Не случайно Мкртчян работу свою начинал с борьбы. С борьбы против рукописи. Если чувствовал себя в роли неуютно, не оптимально, то не соглашался с автором. Просил искать, искать и находить варианты. Характер определяет поступки. И поступки тоже должны быть оптимальными. В жизни всякое бывает. Не может пахарь выйти в поле во фраке. В принципе, конечно, может. Но не сделает он этого. Хотя бы потому, что во фраке неудобно пахать. Вообще Мгер очень любил слово «характер», который, по выражению Гете, является самой жизнью человека. Выписал десятки определений этого слова. Вот только некоторые: «Твердое сознание долга есть венец характера», «Характер человека лучше всего познается по его поведению в решительные минуты», «Талант зреет в тиши, характер закаляется в бурях жизни», «Нет ничего бесцветнее, чем характер бесхарактерного человека», «У нас не хватает силы характера, чтобы покорно следовать велениям рассудка»…

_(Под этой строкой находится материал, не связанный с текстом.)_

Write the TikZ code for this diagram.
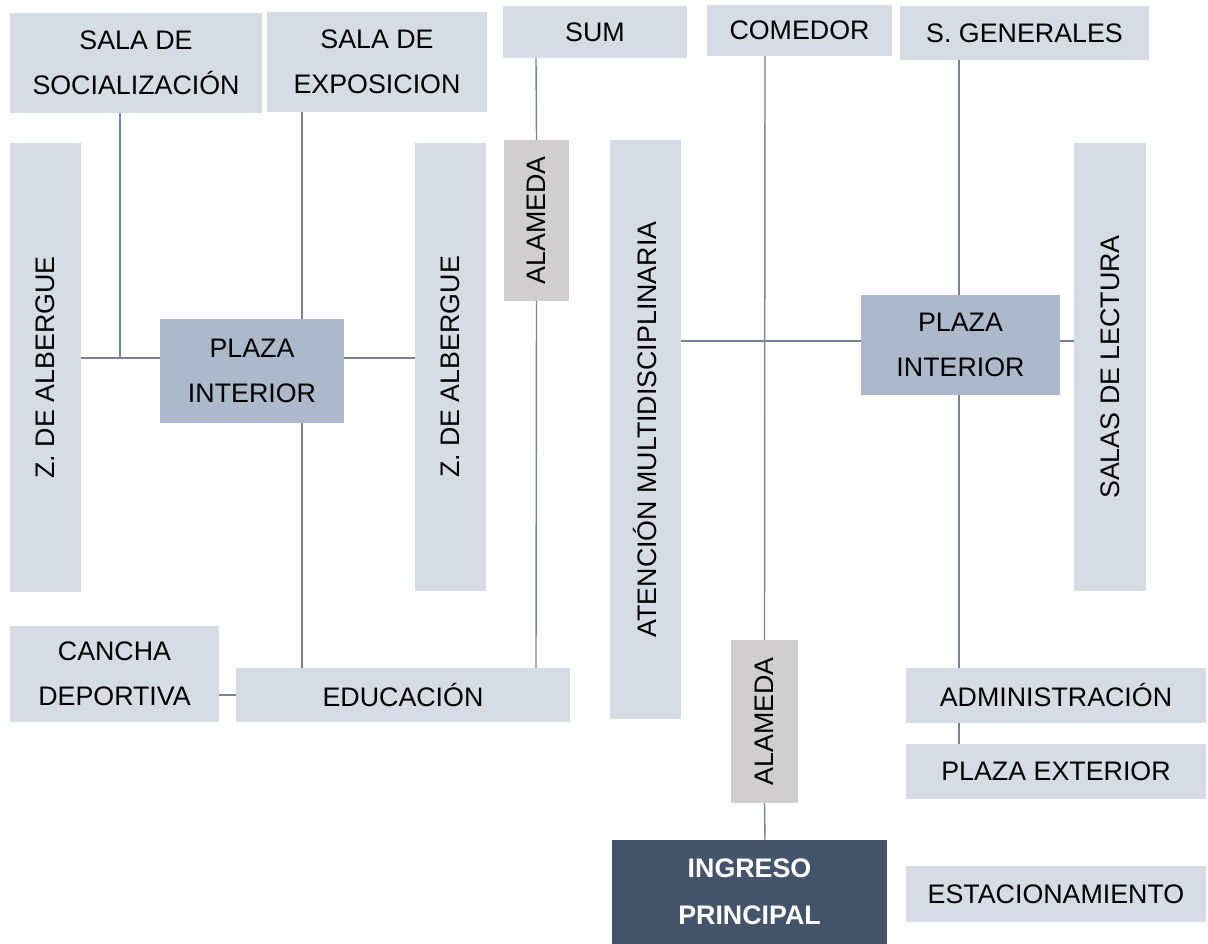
\documentclass[tikz,border=0pt]{standalone}
\usepackage{fontspec}
\setmainfont{Liberation Sans}
\usepackage{graphicx}
\definecolor{boxlight}{HTML}{D6DCE4}
\definecolor{boxplaza}{HTML}{ADB9CA}
\definecolor{boxalameda}{HTML}{D0CECE}
\definecolor{boxdark}{HTML}{44546A}
\definecolor{linkgray}{HTML}{74829A}
\begin{document}
\begin{tikzpicture}[x=1pt,y=-1pt,
  zone/.style={fill=boxlight,inner sep=0pt,align=center,font=\fontsize{26.8}{45}\selectfont},
  plaza/.style={zone,fill=boxplaza},
  alameda/.style={zone,fill=boxalameda},
  entry/.style={zone,fill=boxdark,text=white,font=\fontsize{26.8}{47}\selectfont\bfseries},
  size/.style 2 args={minimum width=#1pt,minimum height=#2pt},
  link/.style={draw=linkgray,line width=1.4pt}]
\useasboundingbox (0,0) rectangle (1208,944);

\node[zone,size={252}{100}] (soc) at (136,63) {SALA DE\\SOCIALIZACIÓN};
\node[zone,size={220}{100}] (expo) at (377,62) {SALA DE\\EXPOSICION};
\node[zone,size={184}{52}] (sum) at (595,32) {SUM};
\node[zone,size={185}{51}] (comedor) at (799.5,30.5) {COMEDOR};
\node[zone,size={249}{54}] (sgen) at (1024.5,33) {S. GENERALES};
\node[zone,size={71}{449}] (albL) at (45.5,367.5) {\rotatebox{90}{Z. DE ALBERGUE}};
\node[plaza,size={184}{104}] (plazaL) at (252,371) {PLAZA\\INTERIOR};
\node[zone,size={71}{448}] (albR) at (450.5,367) {\rotatebox{90}{Z. DE ALBERGUE}};
\node[alameda,size={65}{161}] (alamN) at (536.5,220.5) {\rotatebox{90}{ALAMEDA}};
\node[zone,size={71}{579}] (aten) at (645.5,429.5) {\rotatebox{90}{ATENCIÓN MULTIDISCIPLINARIA}};
\node[plaza,size={199}{100}] (plazaR) at (960.5,345) {PLAZA\\INTERIOR};
\node[zone,size={72}{448}] (salas) at (1110,367) {\rotatebox{90}{SALAS DE LECTURA}};
\node[zone,size={209}{96}] (cancha) at (114.5,674) {CANCHA\\DEPORTIVA};
\node[zone,size={334}{54}] (educ) at (403,695) {EDUCACIÓN};
\node[alameda,size={67}{163}] (alamS) at (764.5,721.5) {\rotatebox{90}{ALAMEDA}};
\node[zone,size={300}{55}] (admin) at (1056,695.5) {ADMINISTRACIÓN};
\node[zone,size={300}{55}] (pext) at (1056,771.5) {PLAZA EXTERIOR};
\node[entry,size={275}{104}] (ingreso) at (749.5,892) {INGRESO\\PRINCIPAL};
\node[zone,size={300}{56}] (estac) at (1056,894) {ESTACIONAMIENTO};

\coordinate (xSoc) at (120,0);
\coordinate (xExpo) at (302,0);
\coordinate (xSum) at (536,0);
\coordinate (xCom) at (765,0);
\coordinate (xGen) at (959,0);
\coordinate (yL) at (0,358);
\coordinate (yR) at (0,341);

\draw[link] (soc.south -| xSoc) -- (xSoc |- yL);
\draw[link] (albL.east |- yL) -- (plazaL.west |- yL);
\draw[link] (plazaL.east |- yL) -- (albR.west |- yL);
\draw[link] (expo.south -| xExpo) -- (plazaL.north -| xExpo);
\draw[link] (plazaL.south -| xExpo) -- (educ.north -| xExpo);
\draw[link] (sum.south -| xSum) -- (alamN.north);
\draw[link] (alamN.south) -- (educ.north -| xSum);
\draw[link] (cancha.east |- educ) -- (educ.west);
\draw[link] (aten.east |- yR) -- (plazaR.west |- yR);
\draw[link] (plazaR.east |- yR) -- (salas.west |- yR);
\draw[link] (comedor.south -| xCom) -- (alamS.north);
\draw[link] (alamS.south) -- (ingreso.north -| xCom);
\draw[link] (sgen.south -| xGen) -- (plazaR.north -| xGen);
\draw[link] (plazaR.south -| xGen) -- (admin.north -| xGen);
\draw[link] (admin.south -| xGen) -- (pext.north -| xGen);
\end{tikzpicture}
\end{document}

Ф. Мкртчян в роли К. Замбахова в спектакле Г. Сундукяна «Хатабала». Академический театр имени Сундукяна. 1978
Виктория Токарева:
Я встречала ошеломительно талантливых людей, но Фрунзика решительно ни с кем невозможно было сравнить. Этот юмор, этот блеск и эту, как ни странно, образованность, которая ну никак не вязалась с образом носатого провинциального чудака. Потрясающе, просто потрясающе!